Crude Oil is stabilizing on Wednesday after shedding over $10 since Monday’s peak, with WTI prices remaining capped below the $65.00 level. The recent ceasefire between Israel and Iran has significantly reduced concerns over potential supply disruptions, helping drive oil prices back to pre-conflict levels.
While the truce remains fragile, it has held for a second consecutive day. Iran’s oil production appears unaffected by recent Israeli strikes, and the threat of a blockade at the crucial Strait of Hormuz has subsided, further easing supply fears.
Demand-Side Concerns Dominate Market Sentiment
Despite reduced geopolitical risk, crude oil continues to face downward pressure from persistent demand concerns. The U.S. economy is showing increasing signs of a slowdown. On Tuesday, consumer confidence fell sharply in June, reinforcing the cautious tone set by earlier economic data.
Elsewhere, economic stagnation in the Eurozone and China’s faltering recovery are adding to the bearish outlook. Against this backdrop, OPEC+’s intentions to continue increasing output have raised fears of a potential oversupply, further weighing on prices.

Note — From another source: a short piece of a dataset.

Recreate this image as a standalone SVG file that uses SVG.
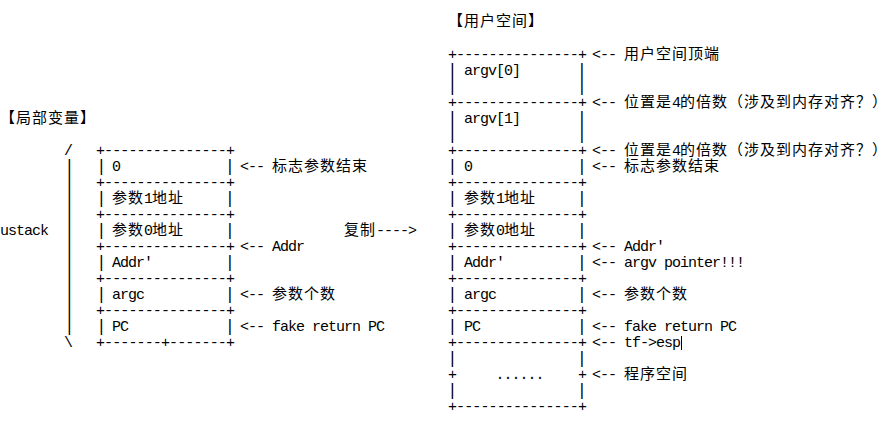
<svg xmlns="http://www.w3.org/2000/svg" width="886" height="425" viewBox="0 0 886 425">
<style>
text { fill: #000; }
.m { font-family: "Liberation Mono", "DejaVu Sans Mono", monospace; font-size: 15px; letter-spacing: -1px; }
.c { font-family: "Noto Sans CJK SC", "Noto Sans CJK JP", sans-serif; font-size: 15px; letter-spacing: 1px; }
.b { font-family: "DejaVu Sans Mono", monospace; font-size: 16.2px; }
</style>
<rect width="886" height="425" fill="#fff"/>

<g id="left-stack">
  <text class="c" x="0" y="123">【局部变量】</text>
  <text class="m" x="0" y="235">ustack</text>
  <text class="m" x="64" y="155">/</text>
  <text class="m" x="64" y="347">\</text>
  <g id="left-bar">
    <text class="b" x="64.6" y="171">|</text>
    <text class="b" x="64.6" y="187">|</text>
    <text class="b" x="64.6" y="203">|</text>
    <text class="b" x="64.6" y="219">|</text>
    <text class="b" x="64.6" y="235">|</text>
    <text class="b" x="64.6" y="251">|</text>
    <text class="b" x="64.6" y="267">|</text>
    <text class="b" x="64.6" y="283">|</text>
    <text class="b" x="64.6" y="299">|</text>
    <text class="b" x="64.6" y="315">|</text>
    <text class="b" x="64.6" y="331">|</text>
  </g>
  <g id="left-borders">
    <text class="m" x="95.9" y="155" textLength="138" lengthAdjust="spacing">+---------------+</text>
    <text class="m" x="95.9" y="187" textLength="138" lengthAdjust="spacing">+---------------+</text>
    <text class="m" x="95.9" y="219" textLength="138" lengthAdjust="spacing">+---------------+</text>
    <text class="m" x="95.9" y="251" textLength="138" lengthAdjust="spacing">+---------------+</text>
    <text class="m" x="95.9" y="283" textLength="138" lengthAdjust="spacing">+---------------+</text>
    <text class="m" x="95.9" y="315" textLength="138" lengthAdjust="spacing">+---------------+</text>
    <text class="m" x="95.9" y="347" textLength="138" lengthAdjust="spacing">+-------+-------+</text>
  </g>
  <g id="left-sides">
    <text class="b" x="96.6" y="171">|</text><text class="b" x="225.1" y="171">|</text>
    <text class="b" x="96.6" y="203">|</text><text class="b" x="225.1" y="203">|</text>
    <text class="b" x="96.6" y="235">|</text><text class="b" x="225.1" y="235">|</text>
    <text class="b" x="96.6" y="267">|</text><text class="b" x="225.1" y="267">|</text>
    <text class="b" x="96.6" y="299">|</text><text class="b" x="225.1" y="299">|</text>
    <text class="b" x="96.6" y="331">|</text><text class="b" x="225.1" y="331">|</text>
  </g>
  <g id="left-cells">
    <text class="m" x="112" y="171">0</text>
    <text y="203"><tspan class="c" x="112">参数</tspan><tspan class="m" x="144">1</tspan><tspan class="c" x="152">地址</tspan></text>
    <text y="235"><tspan class="c" x="112">参数</tspan><tspan class="m" x="144">0</tspan><tspan class="c" x="152">地址</tspan></text>
    <text class="m" x="112" y="267">Addr'</text>
    <text class="m" x="112" y="299">argc</text>
    <text class="m" x="112" y="331">PC</text>
  </g>
  <g id="left-notes">
    <text y="171"><tspan class="m" x="240">&lt;--</tspan><tspan class="c" x="272">标志参数结束</tspan></text>
    <text class="m" x="240" y="251">&lt;-- Addr</text>
    <text y="299"><tspan class="m" x="240">&lt;--</tspan><tspan class="c" x="272">参数个数</tspan></text>
    <text class="m" x="240" y="331">&lt;-- fake return PC</text>
  </g>
</g>

<g id="connectors">
  <text y="235"><tspan class="c" x="344">复制</tspan><tspan class="m" x="376">----&gt;</tspan></text>
</g>

<g id="right-stack">
  <text class="c" x="448" y="26">【用户空间】</text>
  <g id="right-borders">
    <text class="m" x="447.9" y="59" textLength="138" lengthAdjust="spacing">+---------------+</text>
    <text class="m" x="447.9" y="107" textLength="138" lengthAdjust="spacing">+---------------+</text>
    <text class="m" x="447.9" y="155" textLength="138" lengthAdjust="spacing">+---------------+</text>
    <text class="m" x="447.9" y="187" textLength="138" lengthAdjust="spacing">+---------------+</text>
    <text class="m" x="447.9" y="219" textLength="138" lengthAdjust="spacing">+---------------+</text>
    <text class="m" x="447.9" y="251" textLength="138" lengthAdjust="spacing">+---------------+</text>
    <text class="m" x="447.9" y="283" textLength="138" lengthAdjust="spacing">+---------------+</text>
    <text class="m" x="447.9" y="315" textLength="138" lengthAdjust="spacing">+---------------+</text>
    <text class="m" x="447.9" y="347" textLength="138" lengthAdjust="spacing">+---------------+</text>
    <text class="m" x="447.9" y="379">+</text>
    <text class="m" x="577.9" y="379">+</text>
    <text class="m" x="447.9" y="411" textLength="138" lengthAdjust="spacing">+---------------+</text>
  </g>
  <g id="right-sides">
    <text class="b" x="447.6" y="75">|</text><text class="b" x="576.9" y="75">|</text>
    <text class="b" x="447.6" y="91">|</text><text class="b" x="576.9" y="91">|</text>
    <text class="b" x="447.6" y="123">|</text><text class="b" x="576.9" y="123">|</text>
    <text class="b" x="447.6" y="139">|</text><text class="b" x="576.9" y="139">|</text>
    <text class="b" x="447.6" y="171">|</text><text class="b" x="576.9" y="171">|</text>
    <text class="b" x="447.6" y="203">|</text><text class="b" x="576.9" y="203">|</text>
    <text class="b" x="447.6" y="235">|</text><text class="b" x="576.9" y="235">|</text>
    <text class="b" x="447.6" y="267">|</text><text class="b" x="576.9" y="267">|</text>
    <text class="b" x="447.6" y="299">|</text><text class="b" x="576.9" y="299">|</text>
    <text class="b" x="447.6" y="331">|</text><text class="b" x="576.9" y="331">|</text>
    <text class="b" x="447.6" y="363">|</text><text class="b" x="576.9" y="363">|</text>
    <text class="b" x="447.6" y="395">|</text><text class="b" x="576.9" y="395">|</text>
  </g>
  <g id="right-cells">
    <text class="m" x="464" y="75">argv[0]</text>
    <text class="m" x="464" y="123">argv[1]</text>
    <text class="m" x="464" y="171">0</text>
    <text y="203"><tspan class="c" x="464">参数</tspan><tspan class="m" x="496">1</tspan><tspan class="c" x="504">地址</tspan></text>
    <text y="235"><tspan class="c" x="464">参数</tspan><tspan class="m" x="496">0</tspan><tspan class="c" x="504">地址</tspan></text>
    <text class="m" x="464" y="267">Addr'</text>
    <text class="m" x="464" y="299">argc</text>
    <text class="m" x="464" y="331">PC</text>
    <text class="m" x="495.5" y="379">......</text>
  </g>
  <g id="right-notes">
    <text y="59"><tspan class="m" x="592">&lt;--</tspan><tspan class="c" x="624">用户空间顶端</tspan></text>
    <text y="107"><tspan class="m" x="592">&lt;--</tspan><tspan class="c" x="624">位置是</tspan><tspan class="m" x="672">4</tspan><tspan class="c" x="680">的倍数</tspan><tspan class="c" x="728">（涉及到内存对齐？）</tspan></text>
    <text y="155"><tspan class="m" x="592">&lt;--</tspan><tspan class="c" x="624">位置是</tspan><tspan class="m" x="672">4</tspan><tspan class="c" x="680">的倍数</tspan><tspan class="c" x="728">（涉及到内存对齐？）</tspan></text>
    <text y="171"><tspan class="m" x="592">&lt;--</tspan><tspan class="c" x="624">标志参数结束</tspan></text>
    <text class="m" x="592" y="251">&lt;-- Addr'</text>
    <text class="m" x="592" y="267">&lt;-- argv pointer!!!</text>
    <text y="299"><tspan class="m" x="592">&lt;--</tspan><tspan class="c" x="624">参数个数</tspan></text>
    <text class="m" x="592" y="331">&lt;-- fake return PC</text>
    <text class="m" x="592" y="347">&lt;-- tf-&gt;esp</text>
    <line x1="681.5" y1="336" x2="681.5" y2="350" stroke="#000" stroke-width="1"/>
    <text y="379"><tspan class="m" x="592">&lt;--</tspan><tspan class="c" x="624">程序空间</tspan></text>
  </g>
</g>
</svg>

Adding to the negative sentiment, Federal Reserve Chair Jerome Powell on Tuesday maintained a hawkish stance, refusing to commit to any near-term rate cuts. He highlighted ongoing upside risks to inflation, particularly from proposed tariffs, reinforcing expectations of a prolonged period of tight monetary policy. This stance is dampening economic activity and, by extension, oil demand, keeping further pressure on crude prices.